## What you need to do
Reproduce exactly, with no pictures, each line from the opening of the material down through the line containing "water_y = [23, 44, 96, 136, 183, 425]".

## Dataset excerpt
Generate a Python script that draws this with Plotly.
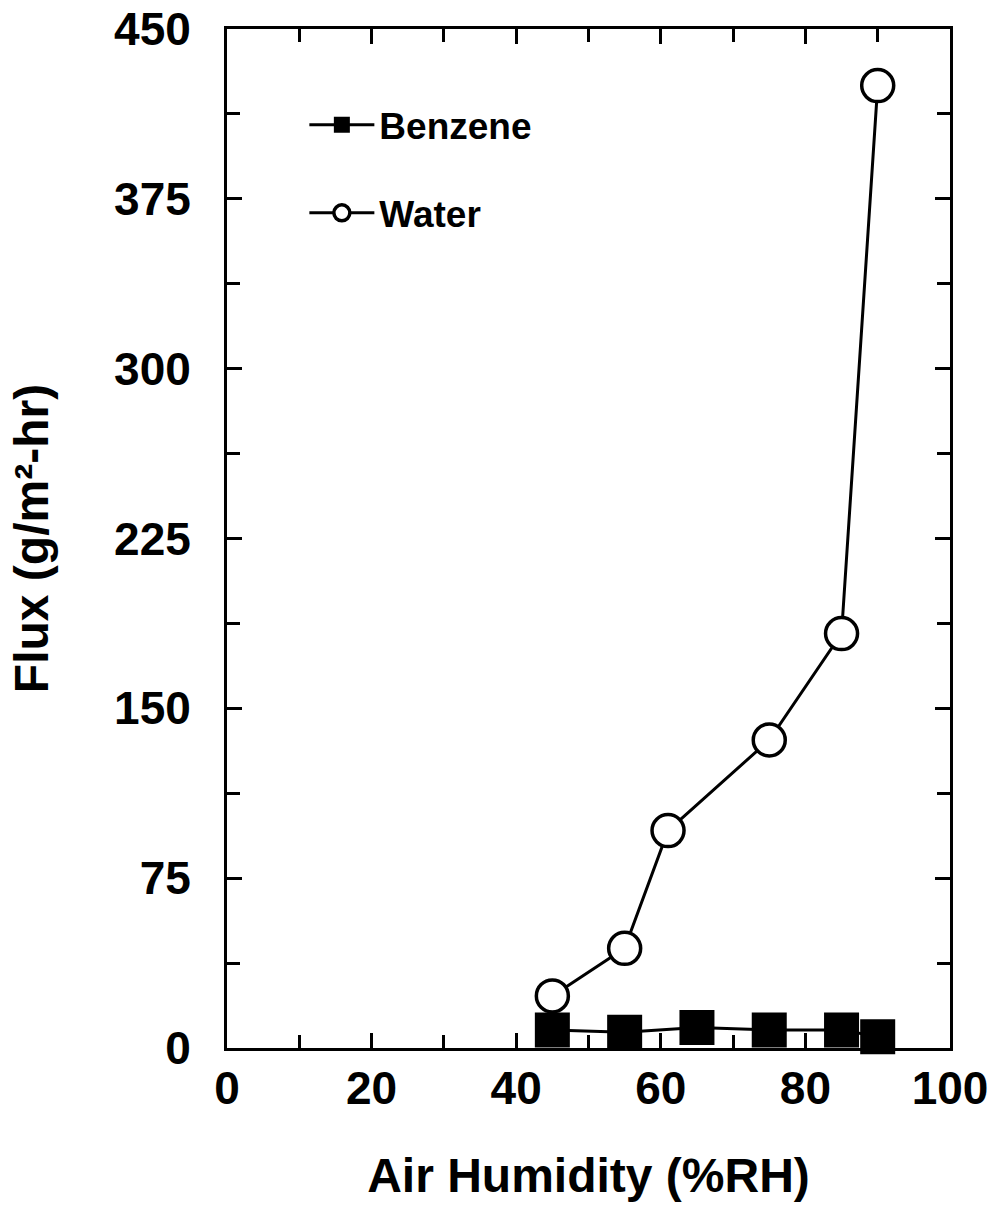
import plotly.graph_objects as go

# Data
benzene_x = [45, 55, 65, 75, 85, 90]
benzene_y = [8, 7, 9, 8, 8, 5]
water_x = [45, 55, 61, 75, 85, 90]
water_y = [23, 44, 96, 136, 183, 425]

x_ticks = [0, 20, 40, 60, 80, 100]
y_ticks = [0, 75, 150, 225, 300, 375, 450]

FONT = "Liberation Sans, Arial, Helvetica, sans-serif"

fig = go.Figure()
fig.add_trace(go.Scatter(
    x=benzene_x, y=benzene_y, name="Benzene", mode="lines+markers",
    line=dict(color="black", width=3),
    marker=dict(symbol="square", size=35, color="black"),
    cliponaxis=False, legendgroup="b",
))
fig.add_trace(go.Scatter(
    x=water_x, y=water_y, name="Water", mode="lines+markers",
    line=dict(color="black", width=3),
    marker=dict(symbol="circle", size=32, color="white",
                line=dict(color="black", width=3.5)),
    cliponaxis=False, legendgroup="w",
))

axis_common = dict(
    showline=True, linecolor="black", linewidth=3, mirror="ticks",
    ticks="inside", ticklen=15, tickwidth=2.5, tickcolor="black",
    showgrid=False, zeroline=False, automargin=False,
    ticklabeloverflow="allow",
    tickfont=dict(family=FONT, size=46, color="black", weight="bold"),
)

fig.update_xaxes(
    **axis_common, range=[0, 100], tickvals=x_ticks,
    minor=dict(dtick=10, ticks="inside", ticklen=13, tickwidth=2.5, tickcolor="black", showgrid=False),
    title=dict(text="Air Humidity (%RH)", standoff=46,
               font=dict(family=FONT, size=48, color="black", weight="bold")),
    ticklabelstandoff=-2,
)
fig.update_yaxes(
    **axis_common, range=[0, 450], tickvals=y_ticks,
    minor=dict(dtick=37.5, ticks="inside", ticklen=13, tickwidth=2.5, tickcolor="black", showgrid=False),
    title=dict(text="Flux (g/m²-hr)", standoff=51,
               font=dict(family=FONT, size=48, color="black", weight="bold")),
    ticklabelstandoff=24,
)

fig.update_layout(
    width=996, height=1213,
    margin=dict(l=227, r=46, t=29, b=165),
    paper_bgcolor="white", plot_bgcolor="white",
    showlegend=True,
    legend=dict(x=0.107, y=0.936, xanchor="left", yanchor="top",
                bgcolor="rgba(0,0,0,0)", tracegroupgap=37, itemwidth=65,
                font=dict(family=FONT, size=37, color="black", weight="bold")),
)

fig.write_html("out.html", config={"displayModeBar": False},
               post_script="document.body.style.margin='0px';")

## The reply
Generate a Python script that draws this with Plotly.
import plotly.graph_objects as go

# Data
benzene_x = [45, 55, 65, 75, 85, 90]
benzene_y = [8, 7, 9, 8, 8, 5]
water_x = [45, 55, 61, 75, 85, 90]
water_y = [23, 44, 96, 136, 183, 425]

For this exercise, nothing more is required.